I thought when there was that much data being processed
being slow = working harder = wearing out faster = stops working sooner

This is wrong?

As Omegal stated, it isn’t about wear. Your OS would wear out the regular HD just as much as WoW would, which is to say, not much. The problem is speed. Literally, that’s the problem. Regular HDs and even Fusion HDs are too slow for the combination of APFS and CASC. They’re too slow even for just CASC.

SSDs and their more powerful NVMe versions have tens of thousands of input/output (I/O) per second vs. maybe a couple hundred I/O per second (also called IOPS) for spinning platter HDs of any kind. That combined with near instant seek time for solid state drives makes them a must when trying to counteract CASC and/or APFS inefficiencies.

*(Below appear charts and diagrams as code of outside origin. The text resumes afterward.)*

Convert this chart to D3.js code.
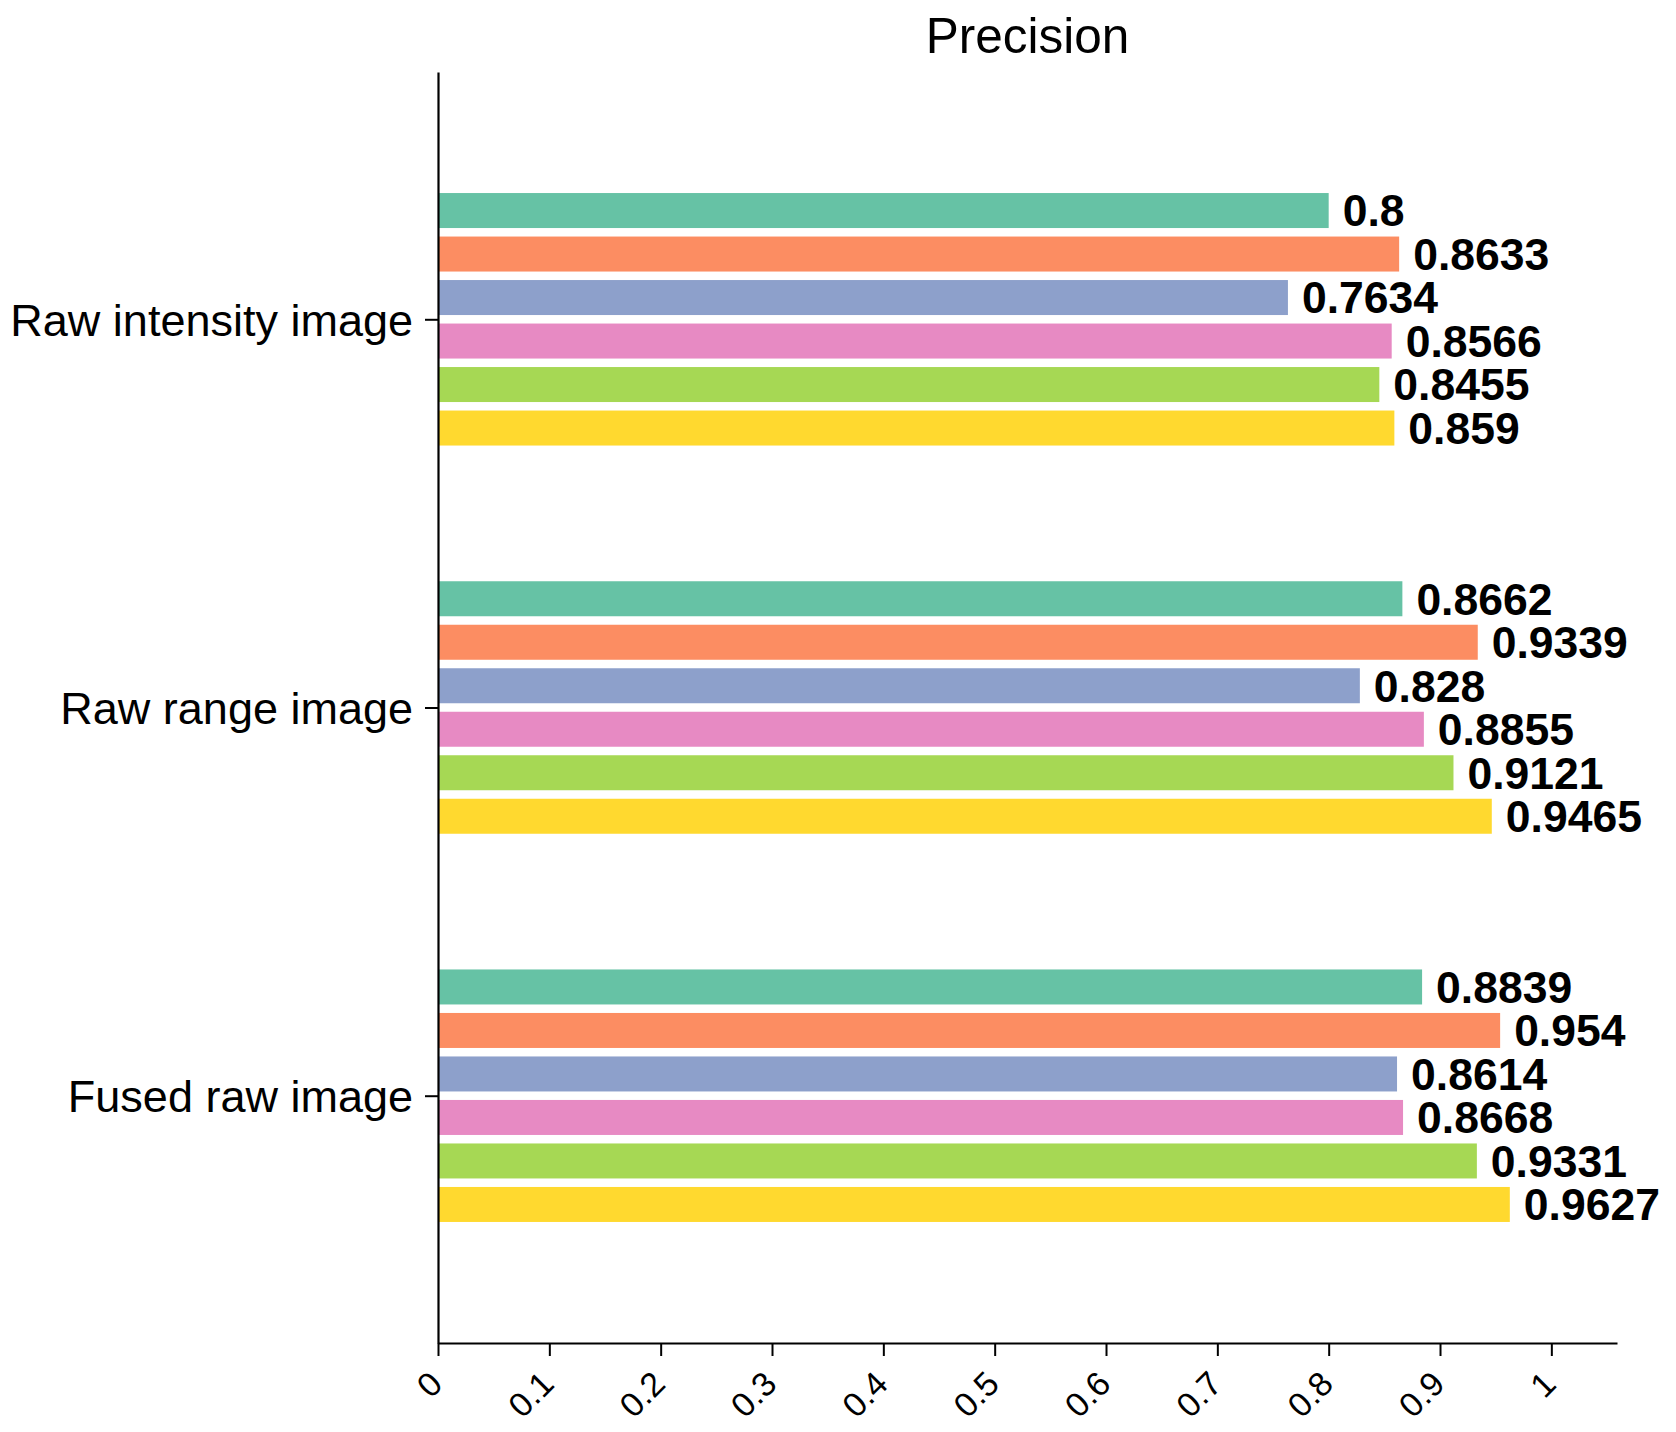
<!DOCTYPE html>
<html>
<head>
<meta charset="utf-8">
<script src="https://cdn.jsdelivr.net/npm/d3@7"></script>
<style>
  html, body { margin: 0; padding: 0; background: #fff; }
  svg { display: block; }
  text { font-family: "Liberation Sans", Arial, Helvetica, sans-serif; fill: #000; }
</style>
</head>
<body>
<svg id="chart" width="1676" height="1432"></svg>
<script>
// ---- Data ----
const categories = ["Raw intensity image", "Raw range image", "Fused raw image"];
const seriesNames = ["S1", "S2", "S3", "S4", "S5", "S6"];
const rawIntensity = [0.8, 0.8633, 0.7634, 0.8566, 0.8455, 0.859];
const rawRange = [0.8662, 0.9339, 0.828, 0.8855, 0.9121, 0.9465];
const fusedRaw = [0.8839, 0.954, 0.8614, 0.8668, 0.9331, 0.9627];
const xTickValues = [0, 0.1, 0.2, 0.3, 0.4, 0.5, 0.6, 0.7, 0.8, 0.9, 1];
const colors = ["#66c2a5", "#fc8d62", "#8da0cb", "#e78ac3", "#a6d854", "#ffd92f"];
const titleText = "Precision";

const values = [rawIntensity, rawRange, fusedRaw];
const rows = [];
categories.forEach((c, ci) => {
  seriesNames.forEach((s, si) => rows.push({ cat: c, series: s, value: values[ci][si] }));
});

// ---- Layout ----
const svg = d3.select("#chart");
const plot = { left: 438, right: 1617, top: 70, bottom: 1343 };
const maxVal = d3.max(rows, d => d.value);

const x = d3.scaleLinear().domain([0, maxVal * 1.1]).range([plot.left, plot.right]);
const y = d3.scalePoint().domain(categories).range([plot.top + 2, plot.bottom]).padding(0.637);
const inner = d3.scaleBand().domain(seriesNames).range([-126.25, 126.25]).paddingInner(8.5 / 43.5).paddingOuter(0);
const color = d3.scaleOrdinal().domain(seriesNames).range(colors);

// ---- Bars ----
svg.append("g").selectAll("rect").data(rows).join("rect")
  .attr("x", x(0))
  .attr("y", d => y(d.cat) + inner(d.series))
  .attr("width", d => x(d.value) - x(0))
  .attr("height", inner.bandwidth())
  .attr("fill", d => color(d.series));

// ---- Value labels ----
svg.append("g").selectAll("text").data(rows).join("text")
  .attr("x", d => x(d.value) + 14)
  .attr("y", d => y(d.cat) + inner(d.series) + inner.bandwidth() / 2)
  .attr("dy", "0.355em")
  .style("font-size", "44.5px")
  .style("font-weight", "bold")
  .text(d => String(d.value));

// ---- X axis ----
const xAxis = d3.axisBottom(x).tickValues(xTickValues).tickSize(13).tickSizeOuter(0)
  .tickFormat(d => String(+d.toFixed(1)));
const gx = svg.append("g").attr("transform", `translate(0,${plot.bottom})`).call(xAxis);
gx.select(".domain").attr("stroke", "#000").attr("stroke-width", 2.2);
gx.selectAll(".tick line").attr("stroke", "#000").attr("stroke-width", 2);
gx.selectAll(".tick text")
  .attr("y", 0).attr("dy", 0)
  .attr("transform", "translate(6,43) rotate(-45)")
  .attr("text-anchor", "end")
  .style("font-size", "34px");

// ---- Y axis ----
const yAxis = d3.axisLeft(y).tickSize(13).tickSizeOuter(0).tickPadding(12);
const gy = svg.append("g").attr("transform", `translate(${plot.left},0)`).call(yAxis);
gy.select(".domain").attr("stroke", "#000").attr("stroke-width", 2.2);
gy.selectAll(".tick line").attr("stroke", "#000").attr("stroke-width", 2);
gy.selectAll(".tick text").attr("dy", "0.35em").style("font-size", "45px");

// ---- Title ----
svg.append("text")
  .attr("x", (plot.left + plot.right) / 2)
  .attr("y", 53)
  .attr("text-anchor", "middle")
  .style("font-size", "49.5px")
  .text(titleText);
</script>
</body>
</html>
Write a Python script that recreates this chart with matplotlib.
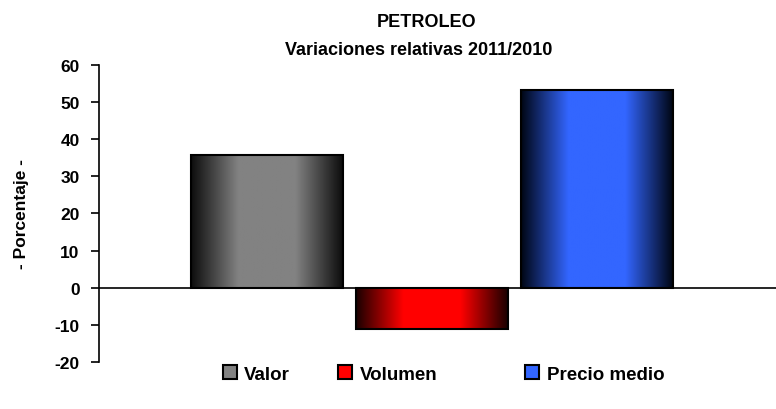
import matplotlib
matplotlib.use("Agg")
import matplotlib.pyplot as plt
import numpy as np
from matplotlib.colors import LinearSegmentedColormap
from matplotlib.patches import Patch

plt.rcParams['font.family'] = ['Liberation Sans', 'DejaVu Sans']

series = ["Valor", "Volumen", "Precio medio"]
values = [35.8, -11.2, 53.2]
dark_colors = ["#0d0d0d", "#1a0000", "#000614"]
light_colors = ["#828282", "#ff0000", "#3366ff"]
yticks = [-20, -10, 0, 10, 20, 30, 40, 50, 60]

fig = plt.figure(figsize=(7.76, 4.10), dpi=100)
ax = fig.add_axes([0.1276, 0.1146, 0.8724, 0.7252])

width = 0.92
x = np.arange(len(values))
bars = ax.bar(x, values, width=width, facecolor="none", edgecolor="black",
              linewidth=1.5, zorder=3)

# degradado horizontal oscuro-claro-oscuro en cada barra
grad = np.linspace(0, 1, 256)
grad = 1 - np.abs(grad - 0.5) * 2
grad = np.clip(grad * 1.6, 0, 1)
for b, dc, lc in zip(bars, dark_colors, light_colors):
    cmap = LinearSegmentedColormap.from_list("g", [dc, lc])
    x0, y0 = b.get_x(), b.get_y()
    w, h = b.get_width(), b.get_height()
    im = ax.imshow(grad[np.newaxis, :], cmap=cmap, aspect="auto",
                   extent=[x0, x0 + w, y0, y0 + h], zorder=2)
    im.set_clip_path(b)

ax.axhline(0, color="black", linewidth=1.2, zorder=4)
ax.set_xlim(-1.018, 3.085)
ax.set_ylim(-20, 60)
ax.set_yticks(yticks)
ax.set_yticklabels([str(t) for t in yticks], fontsize=12.5, fontweight="bold")
ax.set_xticks([])
for s in ["top", "right", "bottom"]:
    ax.spines[s].set_visible(False)
ax.spines["left"].set_linewidth(1.2)
ax.tick_params(axis="y", direction="out", length=6, width=1.2, pad=8)

ax.set_ylabel("- Porcentaje -", fontsize=12.5, fontweight="bold", labelpad=18)

fig.text(0.55, 0.946, "PETROLEO", ha="center", va="center",
         fontsize=13, fontweight="bold")
fig.text(0.54, 0.878, "Variaciones relativas 2011/2010", ha="center",
         va="center", fontsize=13, fontweight="bold")

# una leyenda por serie para fijar la posicion de cada entrada
legend_x = [0.287, 0.436, 0.677]
for name, lc, lx in zip(series, light_colors, legend_x):
    h = Patch(facecolor=lc, edgecolor="black", linewidth=1.5)
    fig.legend([h], [name], loc="center left", bbox_to_anchor=(lx, 0.085),
               frameon=False, prop={"size": 13.5, "weight": "bold"},
               handlelength=0.75, handleheight=0.75, handletextpad=0.4,
               borderpad=0, borderaxespad=0)

fig.savefig("out.png", dpi=100)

If your 2013 iMac is the one with the nVidia GT 750M you’ll be able to continue playing WoW at least for this expansion. That computer’s Thunderbolt ports may be Thunderbolt 1, but even at the “measly” speed of 10 Gbps, that’s easily 1 GB (gigabyte) per second potential throughput from an external Thunderbolt SSD.

Here is an example of a Thunderbolt SSD. While Thunderbolt 3 devices like this are supposed to be backward compatible, I suggest contacting OWC and asking if it will work with your system just to make sure since it is bus powered and Thunderbolt 1 tops out at 9.7W power delivery.

That’s the one. Thank you so much!!!